More immediately, a ceasefire which freezes the present battle lines in place is also in his interests because his forces have once again encircled rebel-held east Aleppo, taken over the rebel stronghold of Daraya in Damascus and are advancing on other fronts. The Syrian Army probably feels that it can do with a period of consolidation and will be able to focus its forces against a weakening Isis and make territorial gains in east Aleppo.

Could Iran, Hezbollah and the Shia axis play a spoiling role?

The Iranians have welcomed the agreement and, since their main aim is to keep Assad in power, it is in their interests, as it is in his, to go along with the agreement.

So who loses out in this agreement and is there anything they can do about it?

It is bad news for Isis because the coalition against it will get even bigger. But already there are more planes and drones in the sky in Syria and Iraq than there are targets to attack. The military onslaught from the air against Isis may not be that much heavier, but the Syrian army will be freer to attack it east of Aleppo and elsewhere. There is not much Isis can do about this.

How will al-Nusra react to being targeted along with Isis?

Here is one the weaknesses of the agreement. The non-Isis armed opposition in Syria has long been dominated by Islamists, but the Islamists fighting groups are dominated by Nusra. Its discipline, high morale, experience, popularity and, perhaps most important, ability to deploy suicide bombers in large numbers, make it the backbone of armed opposition.
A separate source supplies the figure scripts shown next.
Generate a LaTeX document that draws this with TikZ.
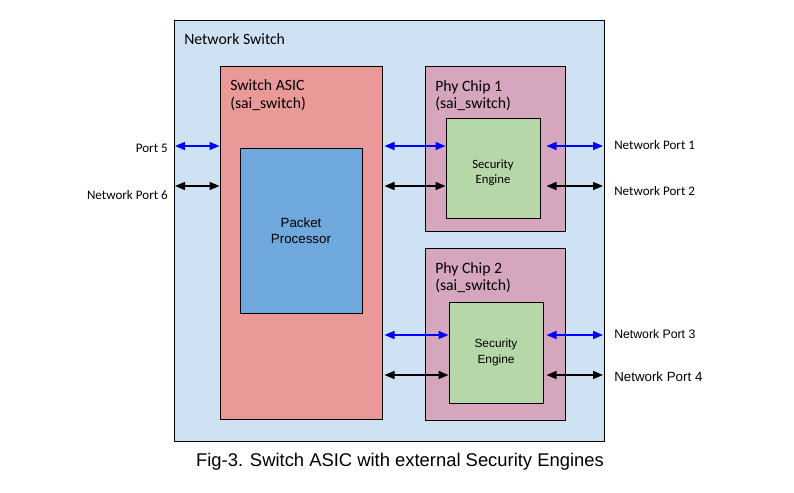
\documentclass[tikz,border=0pt]{standalone}
\usepackage{fontspec}
\setmainfont{Carlito}
\newfontfamily\arialfont{Liberation Sans}
\usetikzlibrary{arrows.meta}
\definecolor{swblue}{HTML}{CFE2F3}
\definecolor{asicred}{HTML}{EA9999}
\definecolor{ppblue}{HTML}{6FA8DC}
\definecolor{phypink}{HTML}{D5A6BD}
\definecolor{segreen}{HTML}{B6D7A8}
\definecolor{portblue}{HTML}{0000FF}

\begin{document}
\begin{tikzpicture}[x=0.75pt,y=-0.75pt,
  box/.style={draw,black,line width=0.75pt,inner sep=0pt},
  title/.style={inner sep=0pt,anchor=north west,align=left,font=\fontsize{11.8}{13.2}\selectfont},
  port/.style={inner sep=0pt,font=\fontsize{9.8}{12}\selectfont},
  bi/.style={line width=1.1pt,{Triangle[length=\l,width=\w]}-{Triangle[length=\l,width=\w]}}]
\def\u{0.75pt}
\def\l{7.5pt}
\def\w{6pt}
\useasboundingbox (0,0) rectangle (794,493);
%boxes
\node [box,fill=swblue,minimum width=430*\u,minimum height=421*\u,name=sw] at (389,230.5) {};
\node [box,fill=asicred,minimum width=162*\u,minimum height=353*\u,name=asic] at (301,242.5) {};
\node [box,fill=ppblue,minimum width=122*\u,minimum height=165*\u,align=center,font=\arialfont\fontsize{10}{12}\selectfont,name=pp] at (301,230.5) {Packet\\Processor};
\node [box,fill=phypink,minimum width=140*\u,minimum height=165*\u,name=phy1] at (495,148.5) {};
\node [box,fill=segreen,minimum width=94*\u,minimum height=100*\u,align=center,text height=25pt,font=\fontsize{9.5}{11.5}\selectfont,name=se1] at (493,168) {Security\\Engine};
\node [box,fill=phypink,minimum width=140*\u,minimum height=172*\u,name=phy2] at (495,334) {};
\node [box,fill=segreen,minimum width=94*\u,minimum height=101*\u,align=center,font=\arialfont\fontsize{8.9}{11.5}\selectfont,name=se2] at (496,352.5) {Security\\Engine};
%titles
\node [title,name=swtitle] at (184,33) {Network Switch};
\node [title,name=asictitle] at (230,79.5) {Switch ASIC\\(sai\_switch)};
\node [title,name=phy1title] at (435,80) {Phy Chip 1\\(sai\_switch)};
\node [title,name=phy2title] at (435,262) {Phy Chip 2\\(sai\_switch)};
%port ends
\coordinate (p5) at (175,146);
\coordinate (p6) at (175,186);
\coordinate (n1) at (603,146);
\coordinate (n2) at (603,186);
\coordinate (n3) at (603,335);
\coordinate (n4) at (603,375);
\draw [bi,portblue] (p5) -- (p5 -| asic.west);
\draw [bi] (p6) -- (p6 -| asic.west);
\draw [bi,portblue,shorten <=1.5pt] (asic.east |- p5) -- (se1.west |- p5);
\draw [bi,shorten <=1.5pt] (asic.east |- p6) -- (se1.west |- p6);
\draw [bi,portblue,shorten <=4.5pt] (se1.east |- n1) -- (n1);
\draw [bi,shorten <=4.5pt] (se1.east |- n2) -- (n2);
\draw [bi,portblue,shorten <=1.5pt] (asic.east |- n3) -- (se2.west |- n3);
\draw [bi,shorten <=1.5pt] (asic.east |- n4) -- (se2.west |- n4);
\draw [bi,portblue,shorten <=2.25pt] (se2.east |- n3) -- (n3);
\draw [bi,shorten <=2.25pt] (se2.east |- n4) -- (n4);
%port labels
\node [port,anchor=east,name=l5] at (168,148) {Port 5};
\node [port,anchor=east,name=l6] at (168,195) {Network Port 6};
\node [port,anchor=west,name=l1] at (614,145.5) {Network Port 1};
\node [port,anchor=west,name=l2] at (614,191.5) {Network Port 2};
\node [port,anchor=west,font=\arialfont\fontsize{9.2}{11}\selectfont,name=l3] at (614,334.5) {Network Port 3};
\node [port,anchor=west,font=\arialfont\fontsize{10}{12}\selectfont,name=l4] at (614,377) {Network Port 4};
%caption
\node [inner sep=0pt,font=\arialfont\fontsize{13.8}{16}\selectfont,name=cap] at (400,462) {Fig-3. Switch ASIC with external Security Engines};
\end{tikzpicture}
\end{document}
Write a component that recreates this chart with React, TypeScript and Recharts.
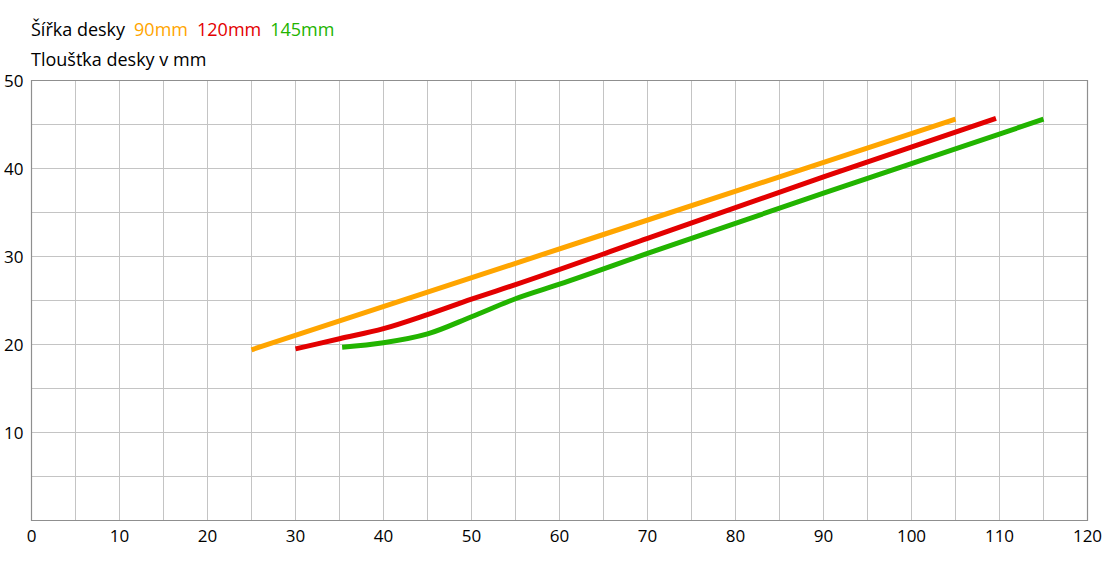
import { CartesianGrid, Line, LineChart, ReferenceArea, XAxis, YAxis } from "recharts";

// board width series: thickness (x) vs y readings
const orangeX = [25, 65, 105];
const orangeY = [19.4, 32.5, 45.6];

const redX = [30, 35, 40, 45, 50, 55, 70, 90, 109.6];
const redY = [19.5, 20.65, 21.8, 23.4, 25.15, 26.8, 32.05, 39.05, 45.7];

const greenX = [35.3, 40, 45, 50, 55, 60, 70, 90, 115];
const greenY = [19.7, 20.2, 21.2, 23.15, 25.2, 26.85, 30.35, 37.2, 45.6];

const xTicks = [0, 5, 10, 15, 20, 25, 30, 35, 40, 45, 50, 55, 60, 65, 70, 75, 80, 85, 90, 95, 100, 105, 110, 115, 120];
const yTicks = [0, 5, 10, 15, 20, 25, 30, 35, 40, 45, 50];

const SERIES = [
  { name: "90mm", color: "#ffa500", xs: orangeX, ys: orangeY },
  { name: "120mm", color: "#e30000", xs: redX, ys: redY },
  { name: "145mm", color: "#22b400", xs: greenX, ys: greenY },
];

const FONT = "'Open Sans', sans-serif";

export default function App() {
  const tick = { fill: "#000", fontSize: 17, fontFamily: FONT };

  return (
    <div style={{ position: "absolute", left: 0, top: 0, width: 1108, height: 563, background: "#fff", fontFamily: FONT }}>
      <div style={{ position: "absolute", left: 31, top: 17, fontSize: 18, color: "#000", whiteSpace: "nowrap" }}>
        <span>Šířka desky</span>
        {SERIES.map((s) => (
          <span key={s.name} style={{ color: s.color, marginLeft: 9 }}>
            {s.name}
          </span>
        ))}
      </div>
      <div style={{ position: "absolute", left: 31, top: 47, fontSize: 18, color: "#000", whiteSpace: "nowrap" }}>
        Tloušťka desky v mm
      </div>
      <LineChart width={1108} height={563} margin={{ top: 80.5, right: 20.5, bottom: 0, left: 0 }}>
        <CartesianGrid stroke="#c4c4c4" strokeWidth={1} />
        <XAxis
          type="number"
          dataKey="x"
          domain={[0, 120]}
          ticks={xTicks}
          tickFormatter={(v: number) => (v % 10 === 0 ? String(v) : "")}
          axisLine={false}
          tickLine={false}
          tickSize={0}
          tickMargin={9}
          height={42.5}
          tick={tick}
          interval={0}
          allowDataOverflow
        />
        <YAxis
          type="number"
          dataKey="y"
          domain={[0, 50]}
          ticks={yTicks}
          tickFormatter={(v: number) => (v % 10 === 0 && v > 0 ? String(v) : "")}
          axisLine={false}
          tickLine={false}
          tickSize={0}
          tickMargin={8}
          width={31.5}
          tick={tick}
          interval={0}
          allowDataOverflow
        />
        <ReferenceArea x1={0} x2={120} y1={0} y2={50} fill="none" stroke="#8f8f8f" strokeWidth={1.2} />
        {SERIES.map((s) => (
          <Line
            key={s.name}
            data={s.xs.map((x, i) => ({ x, y: s.ys[i] }))}
            dataKey="y"
            type="monotone"
            stroke={s.color}
            strokeWidth={5}
            dot={false}
            activeDot={false}
            isAnimationActive={false}
          />
        ))}
      </LineChart>
    </div>
  );
}
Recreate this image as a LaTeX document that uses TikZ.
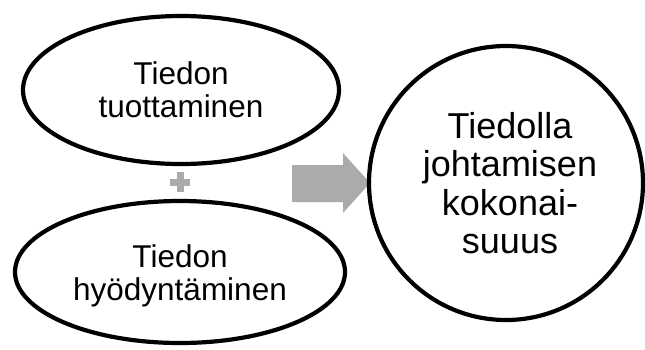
\documentclass[tikz,border=0pt]{standalone}
\usepackage{fontspec}
\setmainfont{Liberation Sans}
\usetikzlibrary{shapes.geometric}
\definecolor{arrowgray}{HTML}{ABABAB}
\tikzset{
  bubble/.style={draw=black, line width=4.2pt, fill=white, ellipse, inner sep=0pt, align=center},
  label text/.style={inner sep=0pt, align=center},
  smalltext/.style={font=\fontsize{31.5}{33}\selectfont},
  bigtext/.style={font=\fontsize{36}{38.3}\selectfont},
  grayshape/.style={fill=arrowgray, draw=none}
}
\begin{document}
\begin{tikzpicture}[x=1pt,y=-1pt]
\useasboundingbox (0,0) rectangle (645,349);
% top ellipse
\node[bubble, smalltext, minimum width=316pt, minimum height=148pt] (prod) at (181,90) {Tiedon\\tuottaminen};
% bottom ellipse
\node[bubble, minimum width=330pt, minimum height=142pt] (use) at (180,272) {};
\node[label text, smalltext] (usetext) at ([yshift=-3.5pt]use.center) {Tiedon\\hyödyntäminen};
% plus sign
\coordinate (plusc) at (180,182);
\fill[grayshape] ([xshift=-10pt,yshift=3.5pt]plusc) rectangle ([xshift=10pt,yshift=-3.5pt]plusc);
\fill[grayshape] ([xshift=-3.5pt,yshift=10pt]plusc) rectangle ([xshift=3.5pt,yshift=-10pt]plusc);
% block arrow
\fill[grayshape] (292,165) -- (343,165) -- (343,153) -- (370,183) -- (343,213) -- (343,202) -- (292,202) -- cycle;
% circle
\node[bubble, circle, minimum size=274pt] (whole) at (506,183) {};
\node[label text, bigtext] (wholetext) at ([xshift=4pt]whole.center) {Tiedolla\\johtamisen\\kokonai-\\suuus};
\end{tikzpicture}
\end{document}
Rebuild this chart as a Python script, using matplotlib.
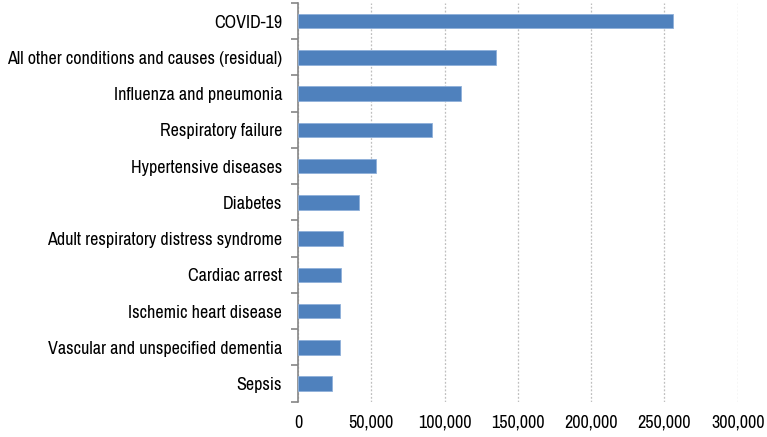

But the US and Russia envisage the “moderate” opposition distancing itself geographically from al-Nusra which will then be bombed by the US and Russians. But why should al-Nusra wait for this to happen? For them, the peace plan agreed in Geneva is a war plan directed against themselves. In other words, they have no incentive to cease firing and, even when backed by US and Russian airstrikes, there is no moderate opposition fighting force strong enough to replace them. Some al-Nusra leaders may well feel that if they are going to be treated like Isis, they might as well think about establishing better links with that organisation – though it will be difficult for them to forget the inter-jihadi civil war of 2013-14.

Will the UN aid convoys get through to besieged cities?

Yes, this is an essential part of the agreement – particularly aid for rebel-held east Aleppo. In the murky whirlpool of competing crises that make up the Syrian crisis, one aspect that has made an impression on the outside world is people starving while encircled by their enemies. This is certainly happening, but not on the scale that people imagine. The 250,000 to 275,000 people in east Aleppo have not run out of food yet – though it is expensive – because the UN has prepositioned supplies there that are being run down, but they need to be topped up. The other big rebel enclave, Eastern Ghouta east of Damascus, has many shortages such as seeds and agricultural machinery, but it is a fertile area that grows much of its food. But there are rebel areas where people are literally starving such as Madaya and Moadamiya. All these are likely to be relieved, but there may be difficulties over Kefraya and Foua, two pro-government Shia villages west of Aleppo whose fate is linked to the rebel-held Madaya and Zabadani west of Damascus.

Will the bombing of civilian areas by the Syrian air force stop?

Yes, because public opinion abroad is very conscious of this and the Syrian air force will not be allowed to operate over these areas. In any case, the barrel bombing of civilian areas never did the Damascus government much good militarily. Its main purpose was to force a mass exodus of people from any area held by the opposition.

Will the war end?

No, because the US-Russian agreement contains a peace plan and a war plan. The war is to be waged against Isis and Nusra, but it is not clear where the ground troops to do will come from.

Could the whole agreement come unstuck?

Yes, because not everybody acts in their own interests – this is a good deal for Russia, Iran and the Syrian government – but a damaging one for the opposition. Put simply, it does not have a credible military force capable of replacing al-Nusra and Isis as opponents of the Syrian government.